Abstract

[Regarding the 2002 India–Pakistan crisis:] The whole world would condemn whoever [uses a nuclear weapon] and I think that is a sobering reality that both understand … It is not just another weapon in a toolbox of weapons. It crosses a line that the world does not want to see crossed in 2002. And the condemnation that would go against whichever country did it would be worldwide and it would be immediate … Secretary of State Colin Powell, 2002 … we went through the Korean War, we went through the Vietnam War, we've gone through the war on terror and we've not used nuclear weapons. That ought to say something about the threshold with respect to nuclear weapons.
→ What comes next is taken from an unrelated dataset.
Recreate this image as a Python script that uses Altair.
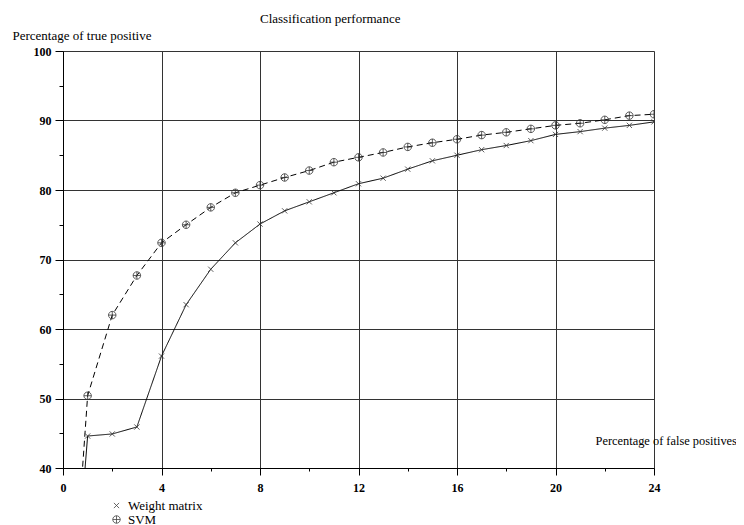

Secretary of Defense Donald Rumsfeld, 2003 The nuclear taboo has been a powerful force inhibiting US resort to use of nuclear weapons since World War II. No taboo existed in 1945, but from the Korean War, when an emerging taboo entered deliberations mostly as an instrumental consideration, to the 1991 Gulf War, when it had become more embedded and internalized, it has restrained use of nuclear weapons, both by appearing as a “constraint” to actors and by engendering more constitutive processes of stigmatization and categorization. Despite cases where nuclear weapons were perceived to have military utility, US leaders have ruled out their use for political and normative reasons. Ultimately, in delegitimizing nuclear weapons, the nuclear taboo has constrained the practice of “self-help” in the international system.